In una filmografia del tutto coerente e compatta, percorsa da una vena melodrammatica e passionale, ironica e crudele, spiccano alcuni titoli che si discostano dalla strada maestra e che hanno scatenato nella critica e nel pubblico reazioni contrastanti o, addirittura, violente polemiche. L'opera più discussa di Martin Scorsese, per il momento, rimane indubbiamente L'ultima tentazione di Cristo, dove il regista, affidando inaspettatamente il ruolo di Gesù a uno straordinario Willem Dafoe, indaga a fondo la duplice natura (umana e divina) del figlio di Dio mettendone in luce aspetti assolutamente inediti, paure, dubbi e tentennamenti tipicamente umani che poco o niente hanno a che vedere con la missione a cui egli è destinato. Opera assolutamente innovativa anche sul piano formale ed iconografico, L'ultima tentazione di Cristo rifiuta i modelli cinematografici a disposizione ricreando un'immagine di santità vista dal basso e recuperando una dimensione del Cristo allo stesso tempo barbarica e rivoluzionaria, retaggio di quella cultura cattolica meridionale che ha ossessionato il regista fin dall'infanzia spingendolo addirittura ad entrare in seminario per diventare sacerdote, seminario da cui fu poi allontanato a causa delle sue cattive frequentazioni (i ribelli ed i piccoli delinquenti di Little Italy per l'appunto). Nonostante l'elevatissimo spessore teologico, la pellicola dedicata alla vita del Cristo riceve una marea di critiche, censure e tentativi di boicottaggio dalla chiesa cattolica. Dieci anni dopo, inaspettatamente, il maestro newyorkese ci regala un altro discusso capolavoro, Kundun, il cui oggetto, stavolta, è la biografia del quattordicesimo Dalai Lama, una raffinata meditazione sul buddismo caratterizzata da un notevole equilibrio strutturale e linguistico. Già nel 1993 Scorsese aveva stupito tutti con un'opera assolutamente estranea alle sue tematiche abituali, l'adattamento del romanzo di Edith Wharton L'età dell'innocenza, ambientato nel mondo scintillante dell'alta società newyorkese di fine '800, dimostrando così di non aver assimilato solamente la lezione di Rossellini e De Sica, ma anche del Visconti più estetizzante.

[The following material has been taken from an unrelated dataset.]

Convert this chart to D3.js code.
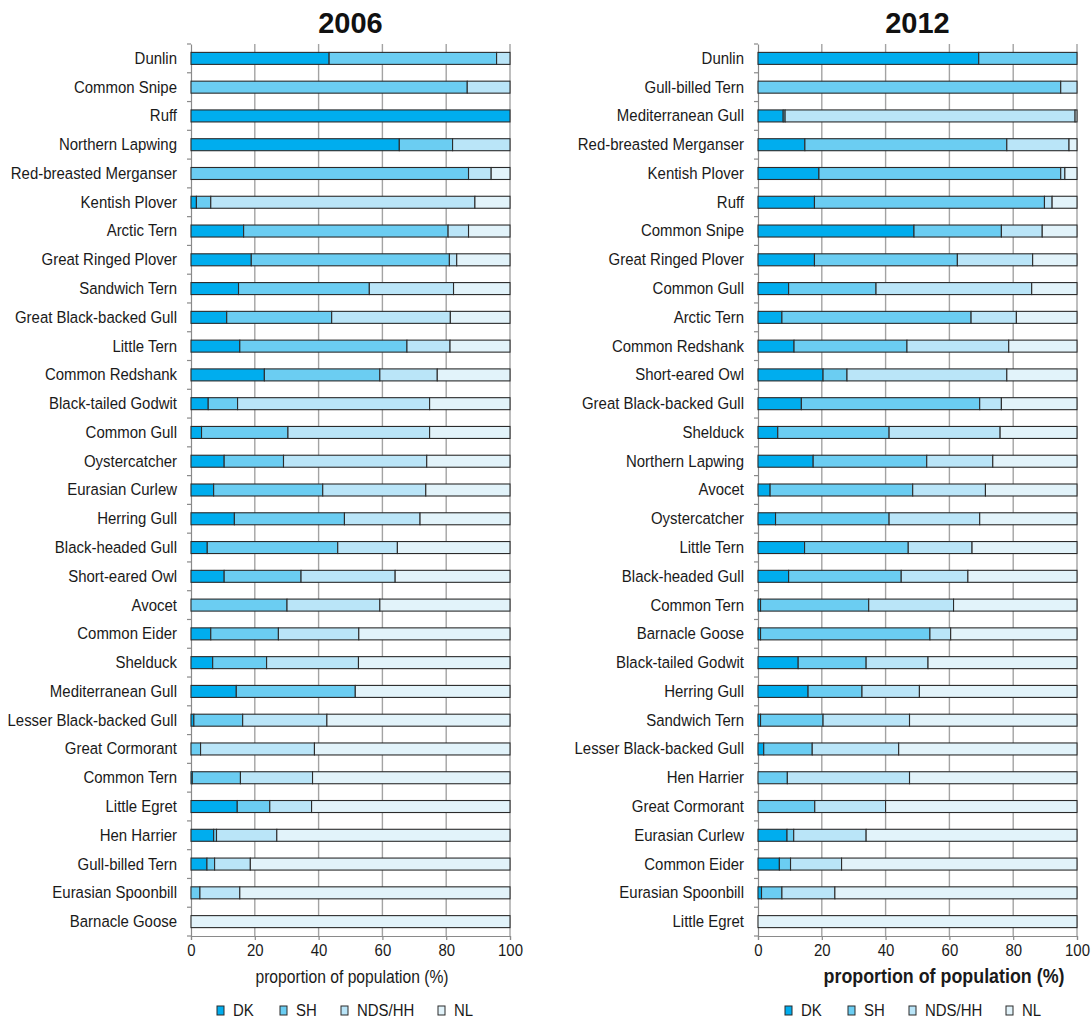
<!DOCTYPE html>
<html>
<head>
<meta charset="utf-8">
<script src="https://cdn.jsdelivr.net/npm/d3@7"></script>
<style>
  html, body { margin: 0; padding: 0; background: #fff; }
  svg { display: block; }
  text { font-family: "Liberation Sans", Arial, sans-serif; fill: #1a1a1a; }
  .title { font-weight: bold; font-size: 29px; fill: #111; }
</style>
</head>
<body>
<svg id="chart" width="1091" height="1024"></svg>
<script>
// Regions (stack order left to right)
const regions = ["DK", "SH", "NDS/HH", "NL"];
const regionColors = ["#00adee", "#6bcdf2", "#bae5f8", "#e2f3fa"];
const xTicks = [0, 20, 40, 60, 80, 100];

// 2006 — share of population (%) by region
const species2006 = ["Dunlin", "Common Snipe", "Ruff", "Northern Lapwing", "Red-breasted Merganser",
  "Kentish Plover", "Arctic Tern", "Great Ringed Plover", "Sandwich Tern", "Great Black-backed Gull",
  "Little Tern", "Common Redshank", "Black-tailed Godwit", "Common Gull", "Oystercatcher",
  "Eurasian Curlew", "Herring Gull", "Black-headed Gull", "Short-eared Owl", "Avocet",
  "Common Eider", "Shelduck", "Mediterranean Gull", "Lesser Black-backed Gull", "Great Cormorant",
  "Common Tern", "Little Egret", "Hen Harrier", "Gull-billed Tern", "Eurasian Spoonbill", "Barnacle Goose"];
const dk2006  = [43.3, 0, 100, 65.3, 0, 1.7, 16.5, 18.9, 14.9, 11.2, 15.3, 23.0, 5.4, 3.3, 10.4, 7.1, 13.6, 5.1, 10.4, 0, 6.2, 6.8, 14.2, 0.9, 0, 0.4, 14.5, 7.1, 5.0, 0, 0];
const sh2006  = [52.5, 86.6, 0, 16.7, 87.0, 4.5, 64.1, 62.1, 41.0, 32.9, 52.4, 36.2, 9.2, 27.1, 18.6, 34.2, 34.5, 40.9, 24.1, 30.1, 21.2, 16.9, 37.3, 15.3, 3.0, 15.1, 10.2, 0.9, 2.4, 2.8, 0];
const nds2006 = [4.2, 13.4, 0, 18.0, 7.1, 82.8, 6.4, 2.3, 26.4, 37.2, 13.5, 18.0, 60.2, 44.4, 44.9, 32.3, 23.7, 18.7, 29.5, 29.1, 25.2, 28.8, 0, 26.4, 35.7, 22.6, 13.1, 18.9, 11.2, 12.5, 0];
const nl2006  = [0, 0, 0, 0, 5.9, 11.0, 13.0, 16.7, 17.7, 18.7, 18.8, 22.8, 25.2, 25.2, 26.1, 26.4, 28.2, 35.3, 36.0, 40.8, 47.4, 47.5, 48.5, 57.4, 61.3, 61.9, 62.2, 73.1, 81.4, 84.7, 100];

// 2012 — share of population (%) by region
const species2012 = ["Dunlin", "Gull-billed Tern", "Mediterranean Gull", "Red-breasted Merganser", "Kentish Plover",
  "Ruff", "Common Snipe", "Great Ringed Plover", "Common Gull", "Arctic Tern",
  "Common Redshank", "Short-eared Owl", "Great Black-backed Gull", "Shelduck", "Northern Lapwing",
  "Avocet", "Oystercatcher", "Little Tern", "Black-headed Gull", "Common Tern",
  "Barnacle Goose", "Black-tailed Godwit", "Herring Gull", "Sandwich Tern", "Lesser Black-backed Gull",
  "Hen Harrier", "Great Cormorant", "Eurasian Curlew", "Common Eider", "Eurasian Spoonbill", "Little Egret"];
const dk2012  = [69.2, 0, 7.9, 14.7, 19.1, 17.7, 48.9, 17.7, 9.6, 7.5, 11.3, 20.4, 13.6, 6.2, 17.3, 3.8, 5.5, 14.6, 9.6, 0.8, 0.8, 12.6, 15.7, 0.8, 1.8, 0, 0, 9.1, 6.7, 1.1, 0];
const sh2012  = [30.8, 94.9, 0.6, 63.3, 75.8, 72.1, 27.4, 44.8, 27.4, 59.3, 35.4, 7.5, 55.9, 34.9, 35.6, 44.7, 35.6, 32.5, 35.3, 33.9, 53.1, 21.3, 16.9, 19.6, 15.2, 9.2, 17.8, 2.1, 3.5, 6.4, 0];
const nds2012 = [0, 5.1, 90.9, 19.5, 1.3, 2.4, 12.8, 23.6, 48.8, 14.2, 31.9, 50.1, 6.8, 34.8, 20.7, 22.8, 28.4, 20.0, 20.9, 26.6, 6.5, 19.4, 18.0, 27.1, 27.1, 38.3, 22.2, 22.7, 16.0, 16.6, 0];
const nl2012  = [0, 0, 0.6, 2.5, 3.8, 7.8, 10.9, 13.9, 14.2, 19.0, 21.4, 22.0, 23.7, 24.1, 26.4, 28.7, 30.5, 32.9, 34.2, 38.7, 39.6, 46.7, 49.4, 52.5, 55.9, 52.5, 60.0, 66.1, 73.8, 75.9, 100];

const svg = d3.select("#chart");
const NARROW = 0.88;   // horizontal squeeze for the condensed lettering

function drawPanel(cfg) {
  const { title, species, series, x0, x1, axisTitle, legendX } = cfg;
  const top = 44, bottom = 936, barH = 12;

  const x = d3.scaleLinear().domain([0, 100]).range([x0, x1]);
  const y = d3.scaleBand().domain(species).range([top, bottom]).padding(0);

  const g = svg.append("g");

  // vertical gridlines
  g.append("g").selectAll("line")
    .data(xTicks.filter(t => t > 0))
    .join("line")
    .attr("x1", d => x(d)).attr("x2", d => x(d))
    .attr("y1", top).attr("y2", bottom)
    .attr("stroke", "#a3a3a3").attr("stroke-width", 1.4);

  // x axis
  const xAxis = g.append("g")
    .attr("transform", `translate(0,${bottom})`)
    .call(d3.axisBottom(x).tickValues(xTicks).tickSize(4).tickPadding(4).tickFormat(d3.format("d")));
  xAxis.select(".domain").attr("stroke", "#8a8a8a").attr("stroke-width", 1.2);
  xAxis.selectAll(".tick line").attr("stroke", "#8a8a8a").attr("stroke-width", 1.2);
  xAxis.selectAll(".tick text")
    .attr("font-size", 17).attr("fill", "#1a1a1a")
    .style("font-family", '"Liberation Sans", Arial, sans-serif')
    .attr("transform", `scale(${NARROW},1)`);

  // y axis: labels centred on bands, tick marks on band boundaries
  const yAxis = g.append("g")
    .attr("transform", `translate(${x0},0)`)
    .call(d3.axisLeft(y).tickSize(0).tickPadding(14));
  yAxis.select(".domain").attr("stroke", "#8a8a8a").attr("stroke-width", 1.2);
  yAxis.selectAll(".tick text")
    .attr("font-size", 17).attr("fill", "#1a1a1a")
    .style("font-family", '"Liberation Sans", Arial, sans-serif')
    .attr("x", 0)
    .attr("transform", `translate(-14,0) scale(${NARROW},1)`);
  const bounds = species.map(s => y(s)).concat([bottom]);
  g.append("g").selectAll("line")
    .data(bounds)
    .join("line")
    .attr("x1", x0 - 4).attr("x2", x0)
    .attr("y1", d => d).attr("y2", d => d)
    .attr("stroke", "#8a8a8a").attr("stroke-width", 1.2);

  // stacked bars
  const rows = species.map((s, i) => {
    const obj = { species: s };
    regions.forEach((r, k) => obj[r] = series[k][i]);
    return obj;
  });
  const stacked = d3.stack().keys(regions)(rows);
  const barGroup = g.append("g");
  stacked.forEach((layer, k) => {
    barGroup.append("g")
      .attr("fill", regionColors[k])
      .selectAll("rect")
      .data(layer.filter(d => d[1] - d[0] > 0))
      .join("rect")
      .attr("x", d => x(d[0]))
      .attr("width", d => x(d[1]) - x(d[0]))
      .attr("y", d => y(d.data.species) + (y.bandwidth() - barH) / 2)
      .attr("height", barH)
      .attr("stroke", "#2b2b2b")
      .attr("stroke-width", 1.1);
  });

  // panel title
  svg.append("text").attr("class", "title")
    .attr("x", (x0 + x1) / 2).attr("y", 33)
    .attr("text-anchor", "middle").text(title);

  // x axis title
  svg.append("text")
    .attr("transform", `translate(${axisTitle.x},983) scale(${NARROW},1)`)
    .attr("text-anchor", "middle")
    .attr("font-size", axisTitle.size)
    .attr("font-weight", axisTitle.weight)
    .text("proportion of population (%)");

  // legend
  const legendOffsets = [0, 63, 124, 221];
  const lg = svg.append("g").attr("transform", `translate(${legendX},1006)`);
  regions.forEach((r, k) => {
    const item = lg.append("g").attr("transform", `translate(${legendOffsets[k]},0)`);
    item.append("rect").attr("width", 7).attr("height", 9)
      .attr("fill", regionColors[k]).attr("stroke", "#2b2b2b").attr("stroke-width", 1);
    item.append("text")
      .attr("transform", `translate(16,9.5) scale(${NARROW},1)`)
      .attr("font-size", 17).text(r);
  });
}

drawPanel({
  title: "2006", species: species2006,
  series: [dk2006, sh2006, nds2006, nl2006],
  x0: 191, x1: 510, axisTitle: { x: 352, size: 17.8, weight: "normal" }, legendX: 217
});
drawPanel({
  title: "2012", species: species2012,
  series: [dk2012, sh2012, nds2012, nl2012],
  x0: 758, x1: 1077, axisTitle: { x: 944, size: 20.3, weight: "bold" }, legendX: 785
});
</script>
</body>
</html>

Il regista ha mostrato spesso di far uso di un'immagine e di una fotografia funzionali all'intensità emotiva delle vicende narrate, come nel caso dello splendido bianco e nero di Toro scatenato, capace di offrire una ricchezza cromatica che il colore avrebbe difficilmente raggiunto, o dell'originale utilizzo di luci, suoni, immagini deformate e del montaggio come espressione di una realtà soggettiva di Al di là della vita, ma in questo caso la cura maniacale dei particolari serve a ricreare dal nulla un'epoca, evocandone ricchezza materiale e miserie intellettuali allo stesso tempo.
Gangs of New York ci ha riportato ancora una volta in una New York ottocentesca, ma stavolta completamente diversa dalla precedente: allo sfarzo si è sostituita la barbarie, alle convenzioni ed alle ipocrisie della upper class la violenza ed il sangue tribale, convogliando tutte le energie produttive nel dar vita all'affresco visionario e primitivo di Gangs of New York, che inaugura una personale ricognizione del regista nelle mitologie della fondazione degli USA. Una carriera così complessa ed una produzione notevolmente varia hanno fruttato a Martin Scorsese il plauso della critica e del pubblico nonché numerosi premi e riconoscimenti, anche se all'appello del suo palmares manca proprio l'Oscar.